## PROBLEM DESCRIPTION
Write every line out verbatim and omit the pictures.

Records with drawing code
○ ○ ○
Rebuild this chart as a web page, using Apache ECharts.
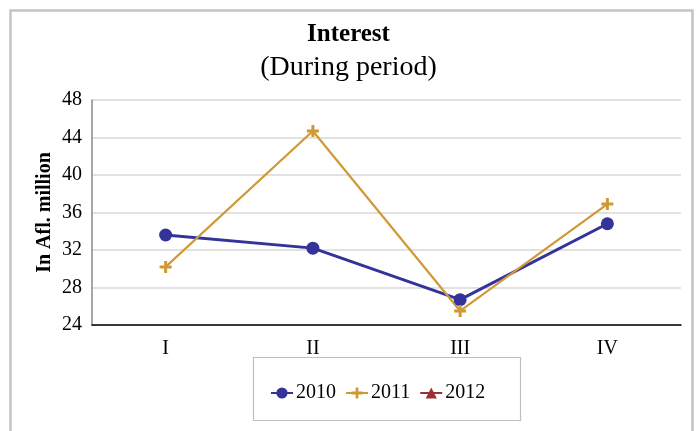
<!DOCTYPE html>
<html>
<head>
<meta charset="utf-8">
<script src="https://cdn.jsdelivr.net/npm/echarts@6/dist/echarts.min.js"></script>
<style>
html,body{margin:0;padding:0;background:#fff;}
#chart{width:697px;height:431px;}
</style>
</head>
<body>
<div id="chart"></div>
<script>
const categories = ['I', 'II', 'III', 'IV'];
const seriesNames = ['2010', '2011', '2012'];
const values2010 = [33.6, 32.2, 26.7, 34.8];
const values2011 = [30.2, 44.7, 25.5, 36.9];
const values2012 = [];
const yTicks = { min: 24, max: 48, interval: 4 };

const FONT = 'Liberation Serif';
const crossPath = 'path://M3,0H5V3H8V5H5V8H3V5H0V3H3Z';

const chart = echarts.init(document.getElementById('chart'), null, { renderer: 'canvas' });
chart.setOption({
  backgroundColor: '#ffffff',
  animation: false,
  title: [
    { text: 'Interest', left: 'center', top: 17,
      textStyle: { fontFamily: FONT, fontSize: 25, fontWeight: 'bold', color: '#000' } },
    { text: '(During period)', left: 'center', top: 49,
      textStyle: { fontFamily: FONT, fontSize: 28, fontWeight: 'normal', color: '#000' } }
  ],
  graphic: [
    { type: 'rect', shape: { x: 10.5, y: 10.5, width: 682, height: 460 },
      style: { fill: 'none', stroke: '#c4c4c4', lineWidth: 2.5 }, z: -1 },
    { type: 'rect', shape: { x: 253.5, y: 357.5, width: 267, height: 63 },
      style: { fill: '#fff', stroke: '#bfbfbf', lineWidth: 1.2 }, z: 0 }
  ],
  legend: {
    data: seriesNames,
    left: 265, top: 378,
    itemWidth: 22, itemHeight: 14, itemGap: 9,
    textStyle: { fontFamily: FONT, fontSize: 20, color: '#000', padding: [0, 0, 0, -2] },
    z: 5
  },
  grid: { left: 92, right: 16, top: 100, bottom: 106 },
  xAxis: {
    type: 'category',
    data: categories,
    boundaryGap: true,
    axisLine: { lineStyle: { color: '#000', width: 1.5 } },
    axisTick: { show: false },
    axisLabel: { fontFamily: FONT, fontSize: 20, color: '#000', margin: 14 },
    splitLine: { show: false }
  },
  yAxis: {
    type: 'value',
    min: yTicks.min, max: yTicks.max, interval: yTicks.interval,
    name: 'In Afl. million',
    nameLocation: 'middle',
    nameGap: 37,
    nameMoveOverlap: false,
    nameTextStyle: { fontFamily: FONT, fontSize: 20, fontWeight: 'bold', color: '#000' },
    axisLine: { show: true, lineStyle: { color: '#8a8a8a', width: 1.5 } },
    axisTick: { show: false },
    axisLabel: { fontFamily: FONT, fontSize: 20, color: '#000', margin: 10 },
    splitLine: { lineStyle: { color: '#d9d9d9', width: 1.5 } }
  },
  series: [
    { name: seriesNames[0], type: 'line', data: values2010,
      symbol: 'circle', symbolSize: 13,
      lineStyle: { color: '#333399', width: 3 },
      itemStyle: { color: '#333399' } },
    { name: seriesNames[1], type: 'line', data: values2011,
      symbol: crossPath, symbolSize: 12,
      lineStyle: { color: '#cf9a35', width: 2.2 },
      itemStyle: { color: '#cf9a35' } },
    { name: seriesNames[2], type: 'line', data: values2012,
      symbol: 'triangle', symbolSize: 13,
      lineStyle: { color: '#993333', width: 2 },
      itemStyle: { color: '#993333' } }
  ]
});
</script>
</body>
</html>
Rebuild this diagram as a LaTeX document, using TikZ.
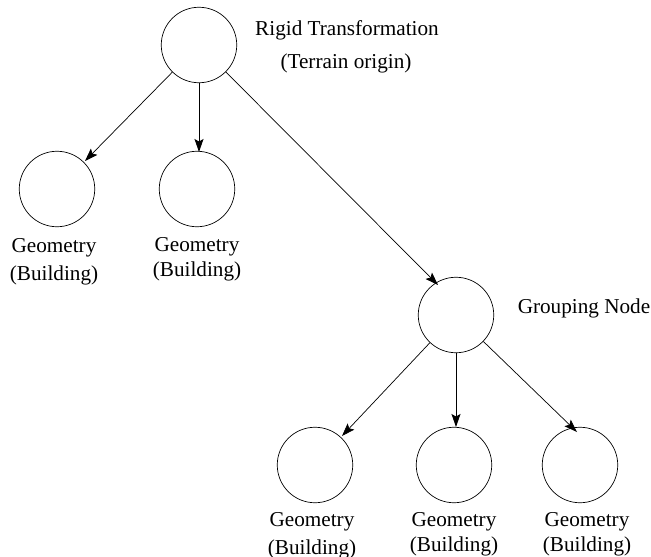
\documentclass[tikz,border=0pt]{standalone}
\usepackage{fontspec}
\setmainfont{Liberation Serif}
\usetikzlibrary{arrows.meta}
\begin{document}
\begin{tikzpicture}[x=1pt,y=-1pt,
 circ/.style={draw,circle,minimum size=75.5pt,inner sep=0pt,line width=0.7pt},
 lab/.style={font=\fontsize{21.2}{28}\selectfont,align=center,inner sep=0pt},
 labtight/.style={font=\fontsize{21.2}{24.5}\selectfont,align=center,inner sep=0pt},
 arr/.style={line width=0.7pt,-{Stealth[length=13pt,width=9pt,inset=2.5pt]}}]
\useasboundingbox (0,0) rectangle (651,557);
\node[circ] (r) at (199,45) {};
\node[circ] (g1) at (57,189) {};
\node[circ] (g2) at (197,189) {};
\node[circ] (n) at (456,315) {};
\node[circ] (b1) at (315,465) {};
\node[circ] (b2) at (454,465) {};
\node[circ] (b3) at (580,465) {};
\coordinate (e1) at (85,161);
\coordinate (e2) at (199,152);
\coordinate (e3) at (438,285);
\coordinate (e4) at (342,436);
\coordinate (e5) at (456,427);
\coordinate (e6) at (577,432);
\draw[arr] (r) -- (e1);
\draw[arr] (r.south) -- (e2);
\draw[arr] (r) -- (e3);
\draw[arr] (n) -- (e4);
\draw[arr] (n.south) -- (e5);
\draw[arr] (n) -- (e6);
\node[lab] (t1) at (347,30) {Rigid Transformation};
\node[lab] (t2) at (346,63) {(Terrain origin)};
\node[lab] (t3) at (584,308) {Grouping Node};
\node[lab] (l1) at (54,261.5) {Geometry\\(Building)};
\node[labtight] (l2) at (197,259.5) {Geometry\\(Building)};
\node[lab] (l3) at (312,536) {Geometry\\(Building)};
\node[labtight] (l4) at (454,534.5) {Geometry\\(Building)};
\node[labtight] (l5) at (587,534.5) {Geometry\\(Building)};
\end{tikzpicture}
\end{document}
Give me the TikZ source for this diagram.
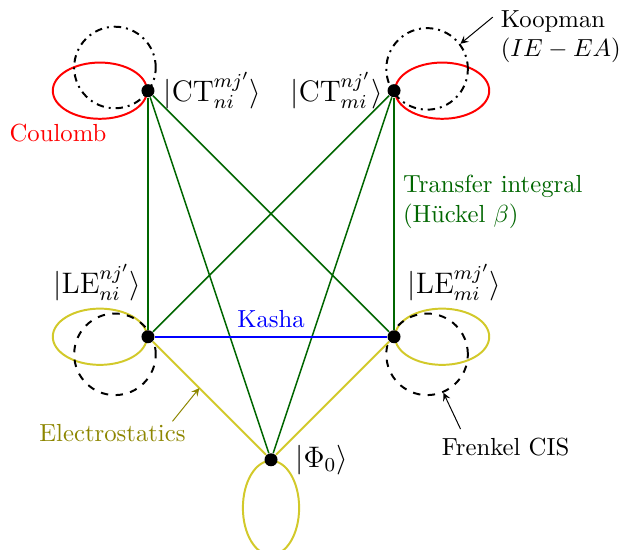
○ ○ ○
## TASK SOLUTION
Rebuild this chart as a web page, using Apache ECharts.
<!DOCTYPE html>
<html>
<head>
<meta charset="utf-8">
<script src="https://cdn.jsdelivr.net/npm/echarts@6/dist/echarts.min.js"></script>
<style>
html,body{margin:0;padding:0;background:#fff;}
#chart{width:697px;height:431px;}
</style>
</head>
<body>
<div id="chart"></div>
<script>
const categories = ['I', 'II', 'III', 'IV'];
const seriesNames = ['2010', '2011', '2012'];
const values2010 = [33.6, 32.2, 26.7, 34.8];
const values2011 = [30.2, 44.7, 25.5, 36.9];
const values2012 = [];
const yTicks = { min: 24, max: 48, interval: 4 };

const FONT = 'Liberation Serif';
const crossPath = 'path://M3,0H5V3H8V5H5V8H3V5H0V3H3Z';

const chart = echarts.init(document.getElementById('chart'), null, { renderer: 'canvas' });
chart.setOption({
  backgroundColor: '#ffffff',
  animation: false,
  title: [
    { text: 'Interest', left: 'center', top: 17,
      textStyle: { fontFamily: FONT, fontSize: 25, fontWeight: 'bold', color: '#000' } },
    { text: '(During period)', left: 'center', top: 49,
      textStyle: { fontFamily: FONT, fontSize: 28, fontWeight: 'normal', color: '#000' } }
  ],
  graphic: [
    { type: 'rect', shape: { x: 10.5, y: 10.5, width: 682, height: 460 },
      style: { fill: 'none', stroke: '#c4c4c4', lineWidth: 2.5 }, z: -1 },
    { type: 'rect', shape: { x: 253.5, y: 357.5, width: 267, height: 63 },
      style: { fill: '#fff', stroke: '#bfbfbf', lineWidth: 1.2 }, z: 0 }
  ],
  legend: {
    data: seriesNames,
    left: 265, top: 378,
    itemWidth: 22, itemHeight: 14, itemGap: 9,
    textStyle: { fontFamily: FONT, fontSize: 20, color: '#000', padding: [0, 0, 0, -2] },
    z: 5
  },
  grid: { left: 92, right: 16, top: 100, bottom: 106 },
  xAxis: {
    type: 'category',
    data: categories,
    boundaryGap: true,
    axisLine: { lineStyle: { color: '#000', width: 1.5 } },
    axisTick: { show: false },
    axisLabel: { fontFamily: FONT, fontSize: 20, color: '#000', margin: 14 },
    splitLine: { show: false }
  },
  yAxis: {
    type: 'value',
    min: yTicks.min, max: yTicks.max, interval: yTicks.interval,
    name: 'In Afl. million',
    nameLocation: 'middle',
    nameGap: 37,
    nameMoveOverlap: false,
    nameTextStyle: { fontFamily: FONT, fontSize: 20, fontWeight: 'bold', color: '#000' },
    axisLine: { show: true, lineStyle: { color: '#8a8a8a', width: 1.5 } },
    axisTick: { show: false },
    axisLabel: { fontFamily: FONT, fontSize: 20, color: '#000', margin: 10 },
    splitLine: { lineStyle: { color: '#d9d9d9', width: 1.5 } }
  },
  series: [
    { name: seriesNames[0], type: 'line', data: values2010,
      symbol: 'circle', symbolSize: 13,
      lineStyle: { color: '#333399', width: 3 },
      itemStyle: { color: '#333399' } },
    { name: seriesNames[1], type: 'line', data: values2011,
      symbol: crossPath, symbolSize: 12,
      lineStyle: { color: '#cf9a35', width: 2.2 },
      itemStyle: { color: '#cf9a35' } },
    { name: seriesNames[2], type: 'line', data: values2012,
      symbol: 'triangle', symbolSize: 13,
      lineStyle: { color: '#993333', width: 2 },
      itemStyle: { color: '#993333' } }
  ]
});
</script>
</body>
</html>
Rebuild this diagram as a LaTeX document, using TikZ.
\documentclass[tikz,border=0pt]{standalone}
\usepackage{fontspec}
\setmainfont{Liberation Serif}
\usetikzlibrary{arrows.meta}
\begin{document}
\begin{tikzpicture}[x=1pt,y=-1pt,
 circ/.style={draw,circle,minimum size=75.5pt,inner sep=0pt,line width=0.7pt},
 lab/.style={font=\fontsize{21.2}{28}\selectfont,align=center,inner sep=0pt},
 labtight/.style={font=\fontsize{21.2}{24.5}\selectfont,align=center,inner sep=0pt},
 arr/.style={line width=0.7pt,-{Stealth[length=13pt,width=9pt,inset=2.5pt]}}]
\useasboundingbox (0,0) rectangle (651,557);
\node[circ] (r) at (199,45) {};
\node[circ] (g1) at (57,189) {};
\node[circ] (g2) at (197,189) {};
\node[circ] (n) at (456,315) {};
\node[circ] (b1) at (315,465) {};
\node[circ] (b2) at (454,465) {};
\node[circ] (b3) at (580,465) {};
\coordinate (e1) at (85,161);
\coordinate (e2) at (199,152);
\coordinate (e3) at (438,285);
\coordinate (e4) at (342,436);
\coordinate (e5) at (456,427);
\coordinate (e6) at (577,432);
\draw[arr] (r) -- (e1);
\draw[arr] (r.south) -- (e2);
\draw[arr] (r) -- (e3);
\draw[arr] (n) -- (e4);
\draw[arr] (n.south) -- (e5);
\draw[arr] (n) -- (e6);
\node[lab] (t1) at (347,30) {Rigid Transformation};
\node[lab] (t2) at (346,63) {(Terrain origin)};
\node[lab] (t3) at (584,308) {Grouping Node};
\node[lab] (l1) at (54,261.5) {Geometry\\(Building)};
\node[labtight] (l2) at (197,259.5) {Geometry\\(Building)};
\node[lab] (l3) at (312,536) {Geometry\\(Building)};
\node[labtight] (l4) at (454,534.5) {Geometry\\(Building)};
\node[labtight] (l5) at (587,534.5) {Geometry\\(Building)};
\end{tikzpicture}
\end{document}
Give me the TikZ source for this diagram.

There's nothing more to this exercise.